What if a man looked at a woman, and saw himself – or at least those parts of himself he would never imagine trusting or acknowledging in the light of day?
What if a white woman looked at a black man, and saw herself – or at least those parts of herself she would never share or seek to encounter on the street?
What if a ballet dancer looked at a girl in a wheelchair, and saw herself – or at least those parts of herself that give her the courage to face injury with every practice and performance?
What if a beautiful woman looked at another beautiful woman, and saw herself – or at least those parts of herself that she doubts, fears, and fights?
What a teacher looked at a child, and saw himself – or at least those parts of himself that ache for love, acceptance, total, uncompromising support?
What if a child looked at another child, and saw herself – or at least those parts of herself that are pure and confused and exuberant?
I could go on and on…
I’m not encouraging a kind of solipsism – that only “myself” exists. Not at all. Rather, I’m trying to understand how and why people react to each other the way they do. How and why we see each other truthfully – or are thoughtless and painfully dismissive toward each other.

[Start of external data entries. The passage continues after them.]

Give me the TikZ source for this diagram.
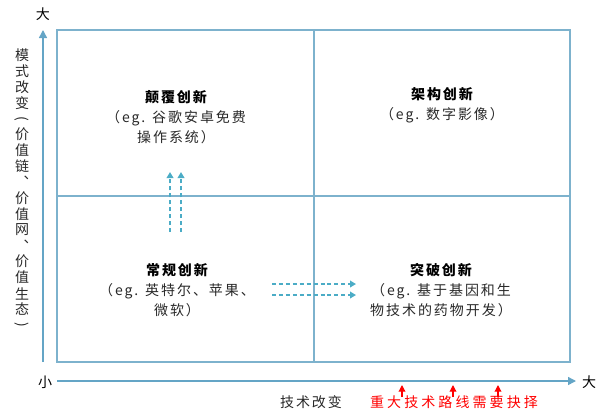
\documentclass[tikz,border=0pt]{standalone}
\usepackage{fontspec}
\newfontfamily\cjk{Noto Sans CJK SC}
\usetikzlibrary{arrows.meta}

\definecolor{framecol}{RGB}{125,178,205}
\definecolor{axiscol}{RGB}{100,165,198}
\definecolor{dashcol}{RGB}{75,172,198}
\definecolor{txtcol}{RGB}{40,40,40}

\tikzset{
	quad/.style={align=center, text=txtcol, inner sep=0pt,
		font=\cjk\addfontfeature{LetterSpace=14}\fontsize{10.5}{15}\selectfont},
	vchar/.style={inner sep=0pt, text=txtcol, font=\cjk\fontsize{10.5}{12}\selectfont},
	axislabel/.style={inner sep=0pt, font=\cjk\fontsize{10.5}{12}\selectfont},
	dasharrow/.style={dashcol, line width=1.1pt, dash pattern=on 3pt off 2.2pt,
		-{Triangle[length=4.5pt,width=5pt]}},
	redarrow/.style={red, line width=0.9pt, -{Triangle[length=5pt,width=5pt]}}
}

\begin{document}
\begin{tikzpicture}[x=0.75pt, y=-0.75pt]
	\useasboundingbox (0,0) rectangle (600,415);

	% frame and quadrants
	\draw[framecol, line width=1pt] (57,30) rectangle (570,362);
	\draw[framecol, line width=1pt] (314,30) -- (314,362);
	\draw[framecol, line width=1pt] (57,196) -- (570,196);

	% axes
	\coordinate (ylow) at (43,362);
	\coordinate (ytop) at (43,30);
	\coordinate (xleft) at (57,381);
	\coordinate (xright) at (576,381);
	\draw[axiscol, line width=1.1pt, -{Triangle[length=6pt,width=6pt]}] (ylow) -- (ytop);
	\draw[axiscol, line width=1.1pt, -{Triangle[length=6pt,width=6pt]}] (xleft) -- (xright);

	\node[axislabel] (ybig) at (43,14) {大};
	\node[axislabel] (small) at (45,382) {小};
	\node[axislabel] (xbig) at (589,382) {大};

	% vertical axis title
	\foreach \c [count=\i from 0] in {模,式,改,变,{},价,值,链,︑,价,值,网,︑,价,值,生,态,{}}
		\node[vchar] (v\i) at (22, 55+15.9*\i) {\c};
	\node[vchar, rotate=-90] (vopen) at (v4) {(};
	\node[vchar, rotate=-90] (vclose) at (v17) {)};

	% quadrants
	\node[quad] (disrupt) at (176,117) {{\bfseries\color{black}颠覆创新}\\（eg. 谷歌安卓免费\\操作系统）};
	\node[quad] (arch) at (442,105) {{\bfseries\color{black}架构创新}\\（eg. 数字影像）};
	\node[quad] (routine) at (177,290) {{\bfseries\color{black}常规创新}\\（eg. 英特尔、苹果、\\微软）};
	\node[quad] (breakthru) at (441,290) {{\bfseries\color{black}突破创新}\\（eg. 基于基因和生\\物技术的药物开发）};

	% dashed moves
	\foreach \x [count=\i] in {170,181} {
		\coordinate (up\i a) at (\x,232);
		\coordinate (up\i b) at (\x,172);
		\draw[dasharrow] (up\i a) -- (up\i b);
	}
	\foreach \y [count=\i] in {284,295} {
		\coordinate (rt\i a) at (272,\y);
		\coordinate (rt\i b) at (356,\y);
		\draw[dasharrow] (rt\i a) -- (rt\i b);
	}

	% bottom texts
	\node[quad] (xlabel) at (311,402) {技术改变};
	\node[quad, text=red, font=\cjk\addfontfeature{LetterSpace=22}\fontsize{10.5}{12}\selectfont] (choice) at (454,402) {重大技术路线需要抉择};
	\foreach \x [count=\i] in {402,453,498} {
		\coordinate (ch\i) at (\x,397);
		\coordinate (ct\i) at (\x,385);
		\draw[redarrow] (ch\i) -- (ct\i);
	}
\end{tikzpicture}
\end{document}
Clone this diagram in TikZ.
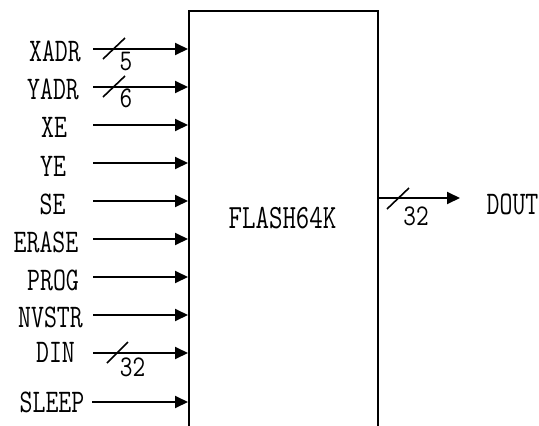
\documentclass[tikz,border=0pt]{standalone}
\usepackage{graphicx}
\usetikzlibrary{arrows.meta}
\newcommand{\lbl}[1]{\scalebox{0.76}[1]{\fontsize{33}{33}\selectfont\ttfamily #1}}
\newcommand{\numl}[1]{\scalebox{0.82}[1]{\fontsize{30}{30}\selectfont\ttfamily #1}}
\newcommand{\ttl}[1]{\scalebox{0.77}[1]{\fontsize{34}{34}\selectfont\ttfamily #1}}
\begin{document}
\begin{tikzpicture}[x=1pt,y=-1pt,
  sig/.style={line width=2pt,-{Triangle[length=13pt,width=12pt]}},
  slash/.style={line width=1.6pt},
  lab/.style={inner sep=0pt},
  chipbox/.style={draw,line width=2pt,rectangle,minimum width=189pt,minimum height=440pt,anchor=north}]
\useasboundingbox (0,0) rectangle (539,426);
\node[chipbox] (chip) at (283.5,10) {};
\node[lab] (title) at (282.5,218.5) {\ttl{FLASH64K}};
% input start points
\coordinate (s1) at (93,49);
\coordinate (s2) at (93,87);
\coordinate (s3) at (93,125);
\coordinate (s4) at (93,163);
\coordinate (s5) at (93,201);
\coordinate (s6) at (93,239);
\coordinate (s7) at (93,277);
\coordinate (s8) at (93,315);
\coordinate (s9) at (93,353);
\coordinate (s10) at (92,402);
\foreach \i in {1,...,10}{\draw[sig] (s\i) -- (s\i -| chip.west);}
% labels
\node[lab] (l1) at (55,51.5) {\lbl{XADR}};
\node[lab] (l2) at (53,89.5) {\lbl{YADR}};
\node[lab] (l3) at (54,127.5) {\lbl{XE}};
\node[lab] (l4) at (53,166) {\lbl{YE}};
\node[lab] (l5) at (52.5,204) {\lbl{SE}};
\node[lab] (l6) at (46,242) {\lbl{ERASE}};
\node[lab] (l7) at (53,280) {\lbl{PROG}};
\node[lab] (l8) at (50.5,317.5) {\lbl{NVSTR}};
\node[lab] (l9) at (55.5,352.5) {\lbl{DIN}};
\node[lab] (l10) at (52,402.5) {\lbl{SLEEP}};
% bus slashes and widths
\draw[slash] (103,59) -- (125,38);
\node[lab] (n1) at (126,61.5) {\numl{5}};
\draw[slash] (103,97) -- (125,76);
\node[lab] (n2) at (126,98) {\numl{6}};
\draw[slash] (107,363) -- (128,342);
\node[lab] (n3) at (132.5,367.5) {\numl{32}};
% output
\coordinate (dtip) at (460,198);
\draw[sig] (dtip -| chip.east) -- (dtip);
\draw[slash] (387,209) -- (409,188);
\node[lab] (n4) at (416,216.5) {\numl{32}};
\node[lab] (dout) at (512.5,204) {\lbl{DOUT}};
\end{tikzpicture}
\end{document}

Sometimes, two people meet, and their mirrors are perfectly attuned. Then there is that wonderful joy of Yes! Exactly! You get it too!
Other times, two people meet, and their mirrors are only attuned to the jagged edges. Then there is misunderstanding, competition, hostility, or toxicity. Your brokenness presses on my brokenness. Your chipped edge cuts into my raw flesh.
I’m not sure which is the more profound teacher. Of course, it is miraculous when two souls connect with true sight. Electric.
But there can be a hard-won joy in encountering a negative reaction in another person. Rather than reacting back, try following the thread of their reaction back into yourself. Then you might find where the barbed end lies. Usually, it is in our own past experiences, our own, less-than-loving inner voices.
I wish I always followed my own good advice, but I’m trying.
And I’m trying, when I look in an actual mirror, to see with the eyes of a “loving other” – as I try to grow new and loving eyes of my own.